— Start of Material —
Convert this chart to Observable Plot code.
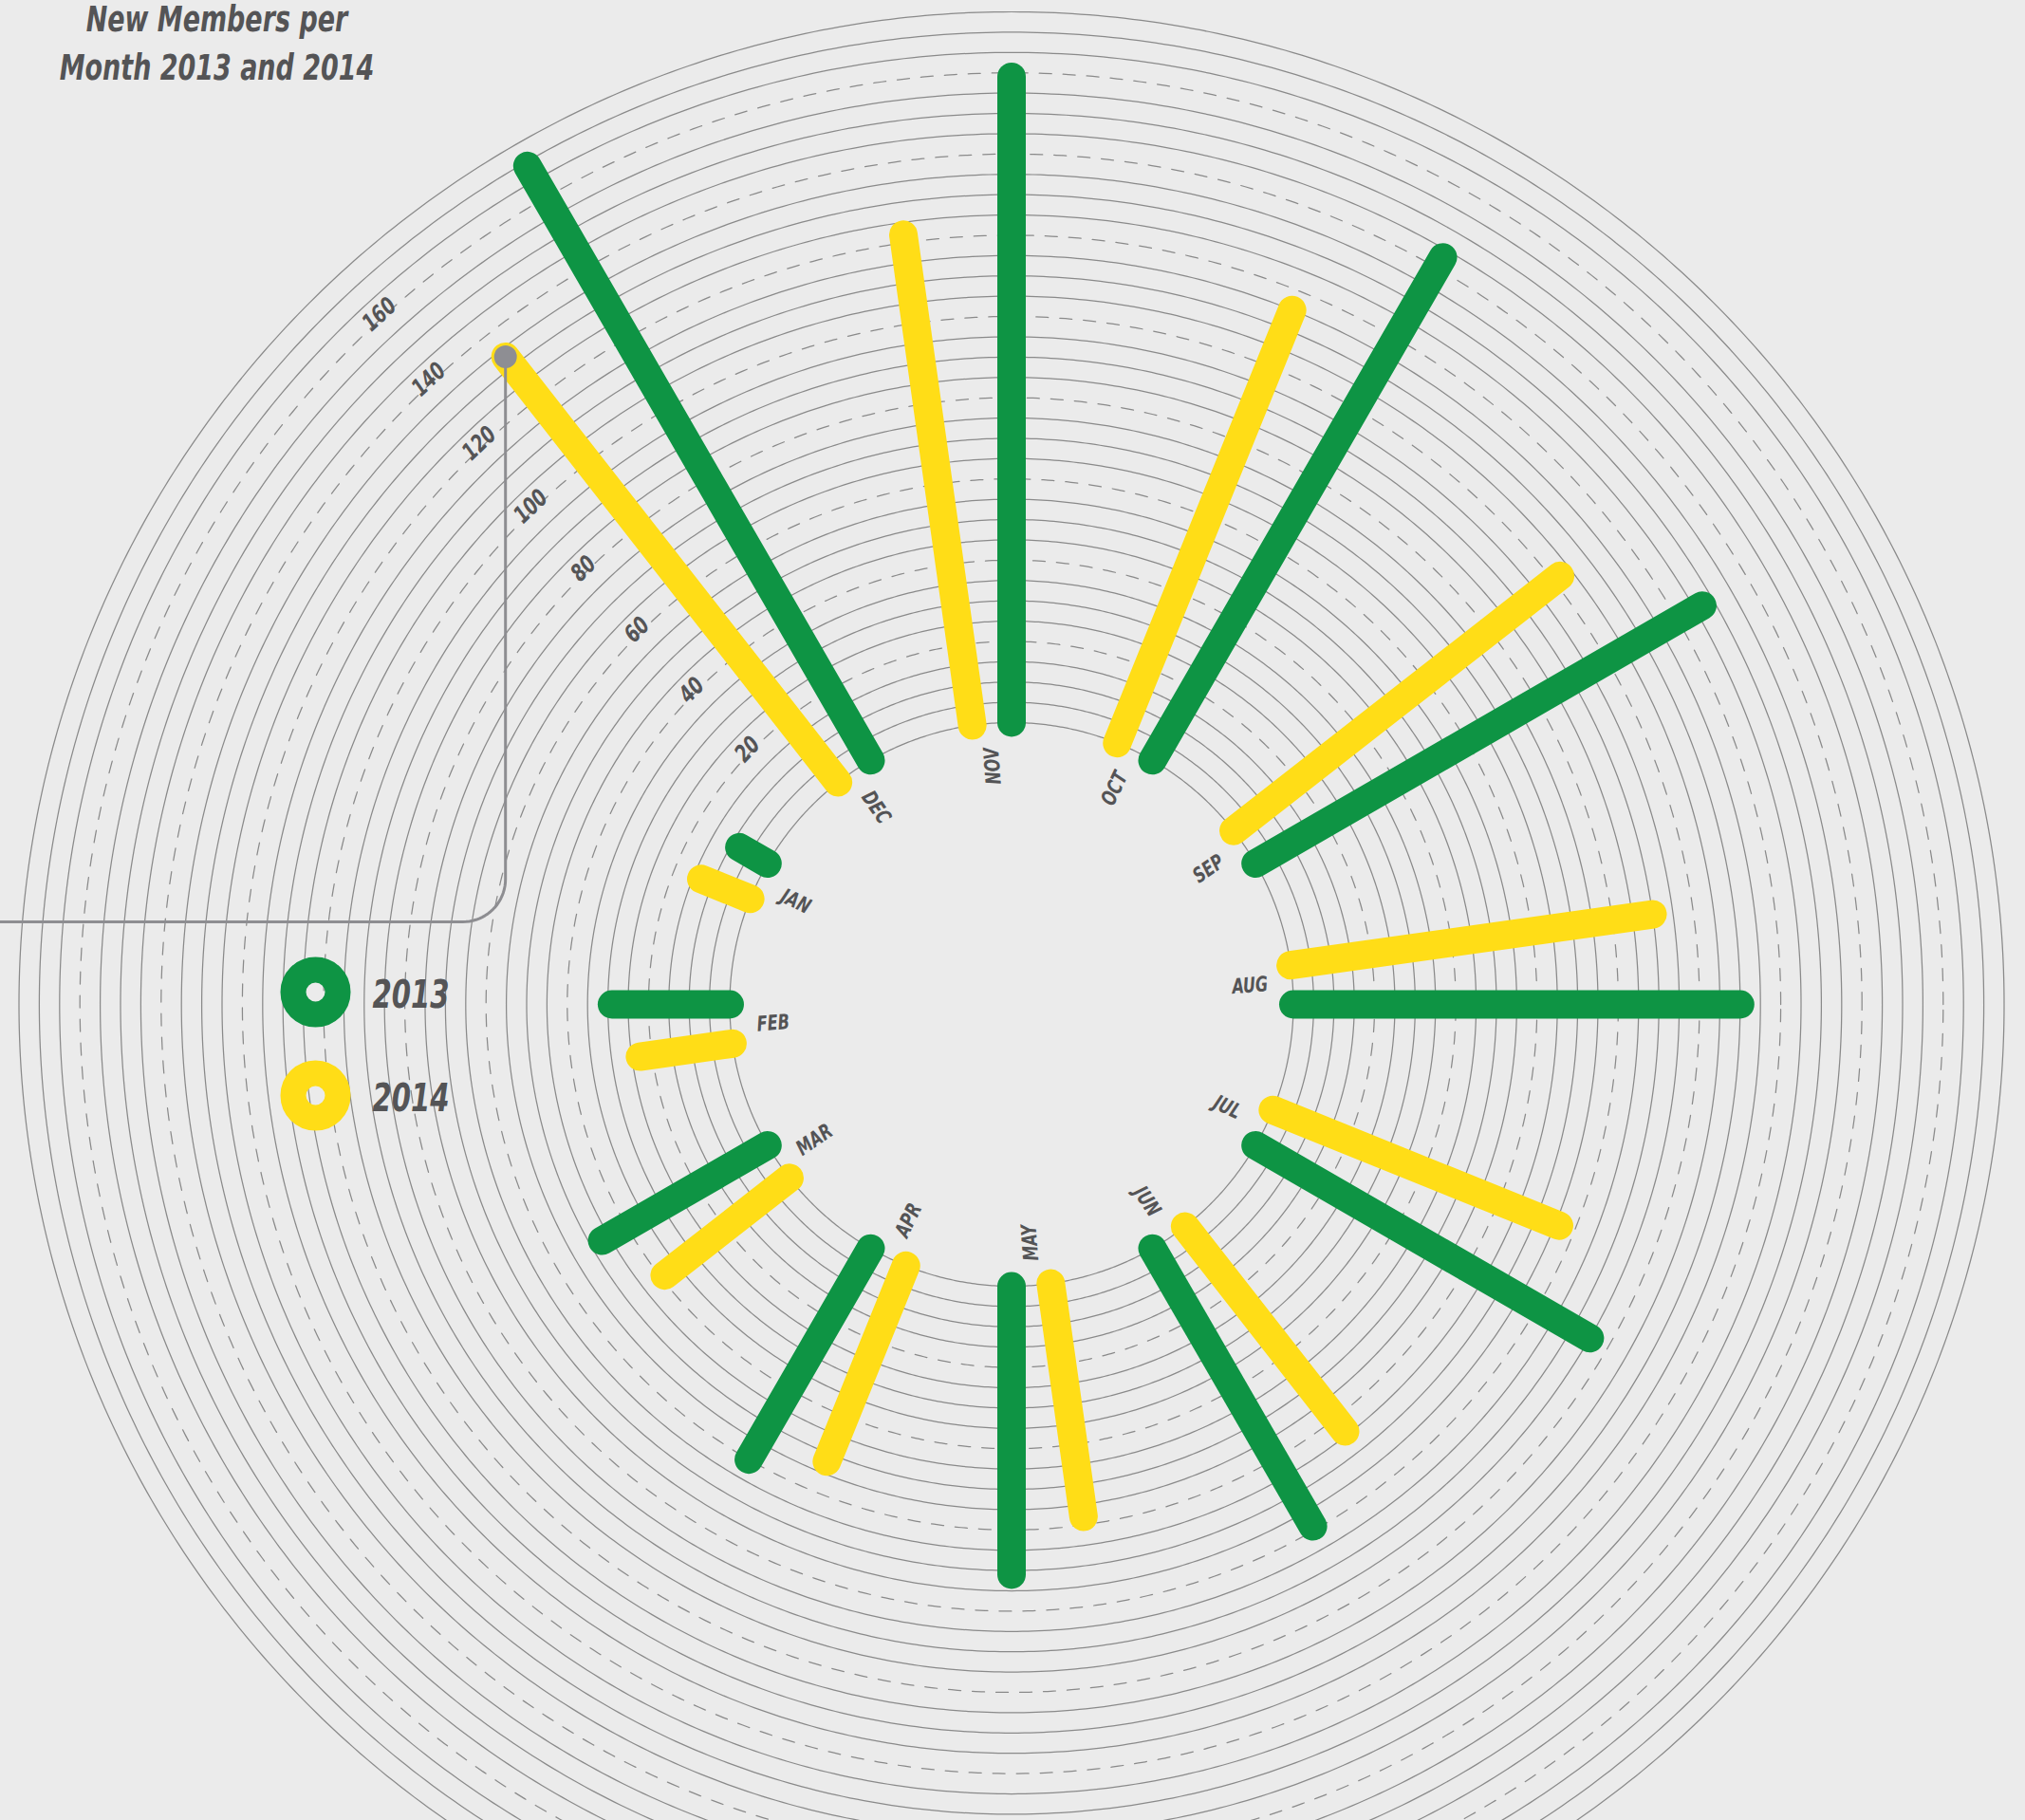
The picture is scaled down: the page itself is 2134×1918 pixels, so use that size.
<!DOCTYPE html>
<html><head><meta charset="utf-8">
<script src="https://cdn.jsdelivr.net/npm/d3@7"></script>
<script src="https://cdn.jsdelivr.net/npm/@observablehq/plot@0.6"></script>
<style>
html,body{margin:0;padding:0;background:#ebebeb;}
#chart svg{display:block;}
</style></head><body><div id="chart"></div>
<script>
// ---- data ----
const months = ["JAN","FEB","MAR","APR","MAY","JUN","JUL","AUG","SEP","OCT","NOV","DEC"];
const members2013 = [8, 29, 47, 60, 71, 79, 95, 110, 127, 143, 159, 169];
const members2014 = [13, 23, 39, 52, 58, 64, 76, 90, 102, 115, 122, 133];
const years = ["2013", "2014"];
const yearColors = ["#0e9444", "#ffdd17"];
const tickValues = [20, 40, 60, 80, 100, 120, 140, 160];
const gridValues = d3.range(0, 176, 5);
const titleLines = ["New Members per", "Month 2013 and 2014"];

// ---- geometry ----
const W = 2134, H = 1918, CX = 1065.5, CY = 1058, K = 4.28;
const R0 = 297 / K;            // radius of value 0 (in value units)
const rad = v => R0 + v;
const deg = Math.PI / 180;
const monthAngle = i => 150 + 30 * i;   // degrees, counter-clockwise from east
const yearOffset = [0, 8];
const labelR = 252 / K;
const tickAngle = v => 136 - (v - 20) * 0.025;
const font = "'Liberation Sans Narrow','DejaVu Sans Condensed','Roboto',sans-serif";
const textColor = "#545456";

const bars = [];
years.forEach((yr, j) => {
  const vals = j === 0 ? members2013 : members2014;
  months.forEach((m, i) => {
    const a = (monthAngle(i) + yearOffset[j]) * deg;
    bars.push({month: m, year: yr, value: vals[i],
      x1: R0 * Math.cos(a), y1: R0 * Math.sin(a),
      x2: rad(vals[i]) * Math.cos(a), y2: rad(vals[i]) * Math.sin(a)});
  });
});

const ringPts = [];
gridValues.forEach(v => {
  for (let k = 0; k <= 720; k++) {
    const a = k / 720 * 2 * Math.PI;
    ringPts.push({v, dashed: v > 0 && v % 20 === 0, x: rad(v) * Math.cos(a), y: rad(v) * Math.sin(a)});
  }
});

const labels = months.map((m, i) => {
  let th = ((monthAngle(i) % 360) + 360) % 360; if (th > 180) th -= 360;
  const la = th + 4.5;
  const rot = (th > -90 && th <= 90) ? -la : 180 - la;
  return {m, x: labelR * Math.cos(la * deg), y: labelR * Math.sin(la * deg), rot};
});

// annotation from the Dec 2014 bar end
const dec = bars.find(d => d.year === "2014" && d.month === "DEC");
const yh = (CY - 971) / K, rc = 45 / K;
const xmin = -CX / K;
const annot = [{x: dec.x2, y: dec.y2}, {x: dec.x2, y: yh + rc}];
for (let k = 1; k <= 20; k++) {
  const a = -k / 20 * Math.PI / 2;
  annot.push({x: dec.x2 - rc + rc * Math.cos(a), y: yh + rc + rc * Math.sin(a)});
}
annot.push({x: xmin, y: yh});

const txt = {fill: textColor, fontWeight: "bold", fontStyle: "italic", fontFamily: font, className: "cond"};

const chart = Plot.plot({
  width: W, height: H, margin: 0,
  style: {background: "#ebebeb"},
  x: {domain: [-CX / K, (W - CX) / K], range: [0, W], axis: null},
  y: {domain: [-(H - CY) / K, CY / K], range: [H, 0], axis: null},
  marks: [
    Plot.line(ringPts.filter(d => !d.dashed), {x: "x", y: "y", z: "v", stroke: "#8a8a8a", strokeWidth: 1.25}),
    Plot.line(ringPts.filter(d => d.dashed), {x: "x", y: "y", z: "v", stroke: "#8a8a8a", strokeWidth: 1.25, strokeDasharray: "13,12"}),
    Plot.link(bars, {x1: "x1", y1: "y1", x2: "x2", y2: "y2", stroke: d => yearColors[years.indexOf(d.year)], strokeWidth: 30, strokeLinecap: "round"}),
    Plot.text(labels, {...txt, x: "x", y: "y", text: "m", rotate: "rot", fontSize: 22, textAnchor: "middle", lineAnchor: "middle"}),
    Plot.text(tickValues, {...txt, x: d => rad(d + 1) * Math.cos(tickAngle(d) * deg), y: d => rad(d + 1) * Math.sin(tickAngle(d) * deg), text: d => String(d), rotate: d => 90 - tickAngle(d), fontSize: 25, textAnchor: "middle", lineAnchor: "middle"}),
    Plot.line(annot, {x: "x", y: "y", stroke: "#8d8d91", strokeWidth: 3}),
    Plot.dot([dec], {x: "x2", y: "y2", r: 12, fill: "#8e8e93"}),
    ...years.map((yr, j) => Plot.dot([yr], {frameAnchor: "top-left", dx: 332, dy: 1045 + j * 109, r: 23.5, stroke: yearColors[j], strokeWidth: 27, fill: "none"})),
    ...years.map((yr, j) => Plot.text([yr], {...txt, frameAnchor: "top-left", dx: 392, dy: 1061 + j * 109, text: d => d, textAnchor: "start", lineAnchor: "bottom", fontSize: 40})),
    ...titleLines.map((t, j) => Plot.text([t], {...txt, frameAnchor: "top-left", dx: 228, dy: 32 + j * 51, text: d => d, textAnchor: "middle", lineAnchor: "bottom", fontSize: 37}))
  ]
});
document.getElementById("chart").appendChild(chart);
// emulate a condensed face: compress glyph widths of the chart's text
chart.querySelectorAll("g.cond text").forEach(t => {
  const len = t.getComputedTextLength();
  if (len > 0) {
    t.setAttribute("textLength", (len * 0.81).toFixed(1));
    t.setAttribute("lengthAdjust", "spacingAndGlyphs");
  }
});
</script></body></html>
— End of Material —
*Description of the task*
Word for word, quote the full listing, omitting every picture.

*Worked answer*
Convert this chart to Observable Plot code.
The picture is scaled down: the page itself is 2134×1918 pixels, so use that size.
<!DOCTYPE html>
<html><head><meta charset="utf-8">
<script src="https://cdn.jsdelivr.net/npm/d3@7"></script>
<script src="https://cdn.jsdelivr.net/npm/@observablehq/plot@0.6"></script>
<style>
html,body{margin:0;padding:0;background:#ebebeb;}
#chart svg{display:block;}
</style></head><body><div id="chart"></div>
<script>
// ---- data ----
const months = ["JAN","FEB","MAR","APR","MAY","JUN","JUL","AUG","SEP","OCT","NOV","DEC"];
const members2013 = [8, 29, 47, 60, 71, 79, 95, 110, 127, 143, 159, 169];
const members2014 = [13, 23, 39, 52, 58, 64, 76, 90, 102, 115, 122, 133];
const years = ["2013", "2014"];
const yearColors = ["#0e9444", "#ffdd17"];
const tickValues = [20, 40, 60, 80, 100, 120, 140, 160];
const gridValues = d3.range(0, 176, 5);
const titleLines = ["New Members per", "Month 2013 and 2014"];

// ---- geometry ----
const W = 2134, H = 1918, CX = 1065.5, CY = 1058, K = 4.28;
const R0 = 297 / K;            // radius of value 0 (in value units)
const rad = v => R0 + v;
const deg = Math.PI / 180;
const monthAngle = i => 150 + 30 * i;   // degrees, counter-clockwise from east
const yearOffset = [0, 8];
const labelR = 252 / K;
const tickAngle = v => 136 - (v - 20) * 0.025;
const font = "'Liberation Sans Narrow','DejaVu Sans Condensed','Roboto',sans-serif";
const textColor = "#545456";

const bars = [];
years.forEach((yr, j) => {
  const vals = j === 0 ? members2013 : members2014;
  months.forEach((m, i) => {
    const a = (monthAngle(i) + yearOffset[j]) * deg;
    bars.push({month: m, year: yr, value: vals[i],
      x1: R0 * Math.cos(a), y1: R0 * Math.sin(a),
      x2: rad(vals[i]) * Math.cos(a), y2: rad(vals[i]) * Math.sin(a)});
  });
});

const ringPts = [];
gridValues.forEach(v => {
  for (let k = 0; k <= 720; k++) {
    const a = k / 720 * 2 * Math.PI;
    ringPts.push({v, dashed: v > 0 && v % 20 === 0, x: rad(v) * Math.cos(a), y: rad(v) * Math.sin(a)});
  }
});

const labels = months.map((m, i) => {
  let th = ((monthAngle(i) % 360) + 360) % 360; if (th > 180) th -= 360;
  const la = th + 4.5;
  const rot = (th > -90 && th <= 90) ? -la : 180 - la;
  return {m, x: labelR * Math.cos(la * deg), y: labelR * Math.sin(la * deg), rot};
});

// annotation from the Dec 2014 bar end
const dec = bars.find(d => d.year === "2014" && d.month === "DEC");
const yh = (CY - 971) / K, rc = 45 / K;
const xmin = -CX / K;
const annot = [{x: dec.x2, y: dec.y2}, {x: dec.x2, y: yh + rc}];
for (let k = 1; k <= 20; k++) {
  const a = -k / 20 * Math.PI / 2;
  annot.push({x: dec.x2 - rc + rc * Math.cos(a), y: yh + rc + rc * Math.sin(a)});
}
annot.push({x: xmin, y: yh});

const txt = {fill: textColor, fontWeight: "bold", fontStyle: "italic", fontFamily: font, className: "cond"};

const chart = Plot.plot({
  width: W, height: H, margin: 0,
  style: {background: "#ebebeb"},
  x: {domain: [-CX / K, (W - CX) / K], range: [0, W], axis: null},
  y: {domain: [-(H - CY) / K, CY / K], range: [H, 0], axis: null},
  marks: [
    Plot.line(ringPts.filter(d => !d.dashed), {x: "x", y: "y", z: "v", stroke: "#8a8a8a", strokeWidth: 1.25}),
    Plot.line(ringPts.filter(d => d.dashed), {x: "x", y: "y", z: "v", stroke: "#8a8a8a", strokeWidth: 1.25, strokeDasharray: "13,12"}),
    Plot.link(bars, {x1: "x1", y1: "y1", x2: "x2", y2: "y2", stroke: d => yearColors[years.indexOf(d.year)], strokeWidth: 30, strokeLinecap: "round"}),
    Plot.text(labels, {...txt, x: "x", y: "y", text: "m", rotate: "rot", fontSize: 22, textAnchor: "middle", lineAnchor: "middle"}),
    Plot.text(tickValues, {...txt, x: d => rad(d + 1) * Math.cos(tickAngle(d) * deg), y: d => rad(d + 1) * Math.sin(tickAngle(d) * deg), text: d => String(d), rotate: d => 90 - tickAngle(d), fontSize: 25, textAnchor: "middle", lineAnchor: "middle"}),
    Plot.line(annot, {x: "x", y: "y", stroke: "#8d8d91", strokeWidth: 3}),
    Plot.dot([dec], {x: "x2", y: "y2", r: 12, fill: "#8e8e93"}),
    ...years.map((yr, j) => Plot.dot([yr], {frameAnchor: "top-left", dx: 332, dy: 1045 + j * 109, r: 23.5, stroke: yearColors[j], strokeWidth: 27, fill: "none"})),
    ...years.map((yr, j) => Plot.text([yr], {...txt, frameAnchor: "top-left", dx: 392, dy: 1061 + j * 109, text: d => d, textAnchor: "start", lineAnchor: "bottom", fontSize: 40})),
    ...titleLines.map((t, j) => Plot.text([t], {...txt, frameAnchor: "top-left", dx: 228, dy: 32 + j * 51, text: d => d, textAnchor: "middle", lineAnchor: "bottom", fontSize: 37}))
  ]
});
document.getElementById("chart").appendChild(chart);
// emulate a condensed face: compress glyph widths of the chart's text
chart.querySelectorAll("g.cond text").forEach(t => {
  const len = t.getComputedTextLength();
  if (len > 0) {
    t.setAttribute("textLength", (len * 0.81).toFixed(1));
    t.setAttribute("lengthAdjust", "spacingAndGlyphs");
  }
});
</script></body></html>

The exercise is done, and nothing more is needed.